去る6月の川崎市議会定例会で、本市教育委員会が発行する副読本『かわさき2012』について質問しました。この副読本については様々な問題点があり、これまでにも何度か市議会で指摘をしてきました。一部については改善されたものの、未だ不適切な記述が残っています。その一つが「稲作の伝来」に関わる記述です。
副読本の114頁に「稲をつくる方法が現在の朝鮮半島や中国から移り住んだ人々から伝わり・・・」と記載されているのですが、この記述は極めて不適切です。その理由は下記のとおりです。
まず、稲は陸稲(おかぼ)として既に4000年ほど前の縄文時代後期から栽培されていたようですが、我が国の文化を形成した水田稲作は弥生時代に九州で発祥しました。その稲の原産地は揚子江の中流域あるいは下流域の暖かい地域です。それが朝鮮半島を経由して日本に入ってくることは極めて不自然です。なぜなら、ソウルの緯度は新潟県の長岡市の緯度と同じであり、冬の寒さは札幌市なみです。日本にはない床暖房であるオンドルが発達したのもこの寒さが原因です。例えば、揚子江からシナ大陸の東海岸をさかのぼって山東半島に至り、そこから朝鮮南部に至った流れも考えられないこともありませんが、稲が南方の植物であること、あるいは暑さを凌ぐための建築様式である高床式住居が日本にあって朝鮮半島には存在していないことなどを考慮すると、むしろ揚子江流域から九州地域への直接伝播のほうが素直な解釈です。
稲作が入ってきたころの古代日本人の生息地は主として九州でしたので、南方の稲が九州より北方である朝鮮半島を経由して伝わるというのは、どう考えてみても不自然です。おそらくほぼ同時期に稲作を伝えた人々の主力が九州に、そしてその枝派が朝鮮南部に到来したのだと思われます。
尚、ここで問題なのは「中国」という用語の使い方です。本来、中国とは国号ではありません。これは「天朝」や「上国」と同様の中華思想の表現ですが、中華民国や中華人民共和国によって、あたかも国号であるかのように使用されています。ただし、それはあくまでも漢字使用国に対してのみの話で、国語に漢字を用いない文化圏に対してはシナはシナであって、そうした国々では中国などとは呼んでくれません。
したがって、稲作が「中国から伝来した」というのは完全なミステイクな表記です。正しくは「揚子江流域から」、あるいは「シナ大陸から」とするべきであり、あえて卑屈を我慢して言うのであれば「中国大陸から伝来した」と表記すべきです。

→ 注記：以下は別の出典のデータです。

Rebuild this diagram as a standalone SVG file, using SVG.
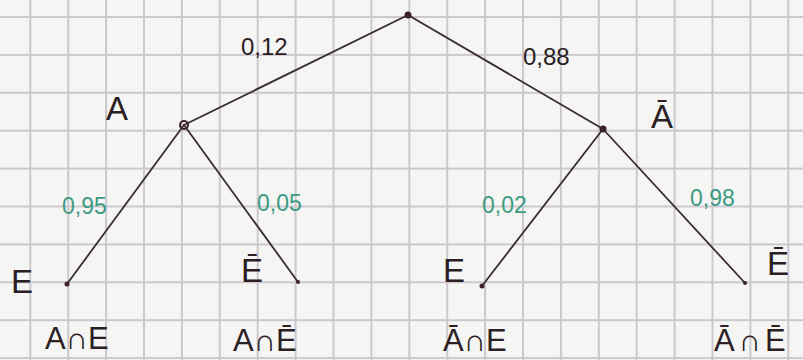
<svg xmlns="http://www.w3.org/2000/svg" width="803" height="360" viewBox="0 0 803 360">
  <defs>
    <pattern id="grid" patternUnits="userSpaceOnUse" x="29.3" y="16" width="37.9" height="37.9">
      <rect x="0" y="0" width="2" height="37.9" fill="#cbc8ce"/>
      <rect x="0" y="0" width="37.9" height="2" fill="#cbc8ce"/>
    </pattern>
    <style>
      .edge { stroke: #3a2c30; stroke-width: 1.8; fill: none; stroke-linecap: round; }
      .dot { fill: #3a2228; }
      .ring { fill: none; stroke: #3a2228; stroke-width: 2; }
      .lbl { font-family: "Liberation Sans", "DejaVu Sans", sans-serif; fill: #2a2024; }
      .ev { font-size: 33px; }
      .cut { font-size: 31px; }
      .wide { letter-spacing: 4px; }
      .p1 { font-size: 24px; fill: #2a2024; }
      .p2 { font-size: 23px; fill: #3d9a82; }
    </style>
  </defs>
  <rect x="0" y="0" width="803" height="360" fill="#f5f5f3"/>
  <rect x="0" y="0" width="803" height="360" fill="url(#grid)"/>

  <g id="connectors">
    <line class="edge" x1="408" y1="15" x2="184" y2="125"/>
    <line class="edge" x1="408" y1="15" x2="603" y2="129"/>
    <line class="edge" x1="184" y1="125" x2="67" y2="284"/>
    <line class="edge" x1="184" y1="125" x2="298" y2="282"/>
    <line class="edge" x1="603" y1="129" x2="482" y2="286"/>
    <line class="edge" x1="603" y1="129" x2="745" y2="283"/>
    <text class="lbl p1" x="241" y="55">0,12</text>
    <text class="lbl p1" x="523" y="65">0,88</text>
    <text class="lbl p2" x="62" y="214">0,95</text>
    <text class="lbl p2" x="257" y="211">0,05</text>
    <text class="lbl p2" x="482" y="213">0,02</text>
    <text class="lbl p2" x="690" y="206">0,98</text>
  </g>

  <g id="root">
    <circle class="dot" cx="408" cy="15" r="3.5"/>
  </g>

  <g id="node-A">
    <circle class="ring" cx="184" cy="125" r="4"/>
    <text class="lbl ev" x="106" y="120">A</text>
  </g>

  <g id="node-notA">
    <circle class="dot" cx="603" cy="129" r="3.5"/>
    <text class="lbl ev" x="651" y="128">Ā</text>
  </g>

  <g id="leaf-A-E">
    <circle class="dot" cx="67" cy="284" r="2.5"/>
    <text class="lbl ev" x="11" y="293">E</text>
    <text class="lbl cut" x="45" y="349">A∩E</text>
  </g>

  <g id="leaf-A-notE">
    <circle class="dot" cx="298" cy="282" r="2"/>
    <text class="lbl ev" x="241" y="282">Ē</text>
    <text class="lbl cut" x="233" y="351">A∩Ē</text>
  </g>

  <g id="leaf-notA-E">
    <circle class="dot" cx="482" cy="286" r="2.5"/>
    <text class="lbl ev" x="443" y="282">E</text>
    <text class="lbl cut" x="443" y="351">Ā∩E</text>
  </g>

  <g id="leaf-notA-notE">
    <circle class="dot" cx="745" cy="283" r="2"/>
    <text class="lbl ev" x="767" y="275">Ē</text>
    <text class="lbl cut wide" x="714" y="351">Ā∩Ē</text>
  </g>
</svg>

「中国から」と記述してしまうと、読み手は中国という国家から稲作が伝わった、と勘違いしてしまいます。
稲作の伝来は、我が国文化の起源にもかかわる大事なことがらです。朝鮮半島からの伝来説は極めて怪しいことからも、ここの記述は「現在の揚子江沿岸地域から稲作技術が伝わった」とするべきです。

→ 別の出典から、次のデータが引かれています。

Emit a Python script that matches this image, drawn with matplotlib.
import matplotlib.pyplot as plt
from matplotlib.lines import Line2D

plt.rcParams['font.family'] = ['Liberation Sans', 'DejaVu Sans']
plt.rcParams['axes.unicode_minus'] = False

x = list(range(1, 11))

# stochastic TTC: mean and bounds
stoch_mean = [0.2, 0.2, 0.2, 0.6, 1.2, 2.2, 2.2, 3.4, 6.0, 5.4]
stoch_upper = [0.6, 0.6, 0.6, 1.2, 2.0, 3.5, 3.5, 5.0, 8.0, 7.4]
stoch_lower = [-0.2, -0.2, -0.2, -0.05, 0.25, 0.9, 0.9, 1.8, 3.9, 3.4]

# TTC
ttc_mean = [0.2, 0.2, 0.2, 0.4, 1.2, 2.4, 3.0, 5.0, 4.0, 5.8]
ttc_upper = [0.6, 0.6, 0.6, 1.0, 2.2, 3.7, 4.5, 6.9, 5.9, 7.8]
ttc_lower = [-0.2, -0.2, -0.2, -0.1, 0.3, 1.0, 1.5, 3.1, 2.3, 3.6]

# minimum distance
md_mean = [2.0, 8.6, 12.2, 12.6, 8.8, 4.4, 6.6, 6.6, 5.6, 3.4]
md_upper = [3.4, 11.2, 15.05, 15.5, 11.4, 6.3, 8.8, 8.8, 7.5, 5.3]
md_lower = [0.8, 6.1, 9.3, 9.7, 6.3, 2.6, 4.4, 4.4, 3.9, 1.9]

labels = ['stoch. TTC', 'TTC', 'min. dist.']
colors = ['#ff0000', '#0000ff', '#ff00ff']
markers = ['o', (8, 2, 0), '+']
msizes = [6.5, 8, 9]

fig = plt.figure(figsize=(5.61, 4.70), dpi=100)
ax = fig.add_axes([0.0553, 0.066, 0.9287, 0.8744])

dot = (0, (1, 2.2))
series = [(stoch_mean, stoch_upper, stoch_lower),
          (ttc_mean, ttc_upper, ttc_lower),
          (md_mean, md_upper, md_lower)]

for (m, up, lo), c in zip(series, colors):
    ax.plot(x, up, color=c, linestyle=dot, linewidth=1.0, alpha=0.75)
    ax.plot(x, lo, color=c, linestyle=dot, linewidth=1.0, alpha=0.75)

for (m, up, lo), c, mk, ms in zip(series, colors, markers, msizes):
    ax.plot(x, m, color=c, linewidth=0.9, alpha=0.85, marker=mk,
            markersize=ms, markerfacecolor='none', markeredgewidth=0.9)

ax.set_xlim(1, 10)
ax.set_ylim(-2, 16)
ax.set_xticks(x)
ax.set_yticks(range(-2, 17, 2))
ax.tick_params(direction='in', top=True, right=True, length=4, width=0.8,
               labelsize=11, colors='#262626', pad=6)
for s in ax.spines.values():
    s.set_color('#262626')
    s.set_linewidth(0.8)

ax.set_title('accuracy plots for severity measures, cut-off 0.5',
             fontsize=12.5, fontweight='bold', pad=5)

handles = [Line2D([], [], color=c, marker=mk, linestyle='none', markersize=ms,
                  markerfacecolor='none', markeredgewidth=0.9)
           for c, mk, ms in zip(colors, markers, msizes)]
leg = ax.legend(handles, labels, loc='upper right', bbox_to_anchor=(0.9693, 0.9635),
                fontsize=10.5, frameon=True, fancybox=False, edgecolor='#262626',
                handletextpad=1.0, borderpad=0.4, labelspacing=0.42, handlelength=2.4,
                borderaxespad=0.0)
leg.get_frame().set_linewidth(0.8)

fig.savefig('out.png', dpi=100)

驚くことに最近では、朝鮮半島の人々は「生け花」も「空手」も「剣道」もすべて“朝鮮が起源”であると言いはじめています。そこに、稲作が朝鮮半島から南下してきたと言えば、そうした朝鮮中心史観からはさぞ歓迎されるのでしょうが、稲作が朝鮮起源だったとは、さすがに金日成でも言えないでしょう。
この他にも、副読本の記述にはインチキなところが多々あります。論理的な根拠を基にして、辛抱強く当局に改善を求めていきたいと思っています。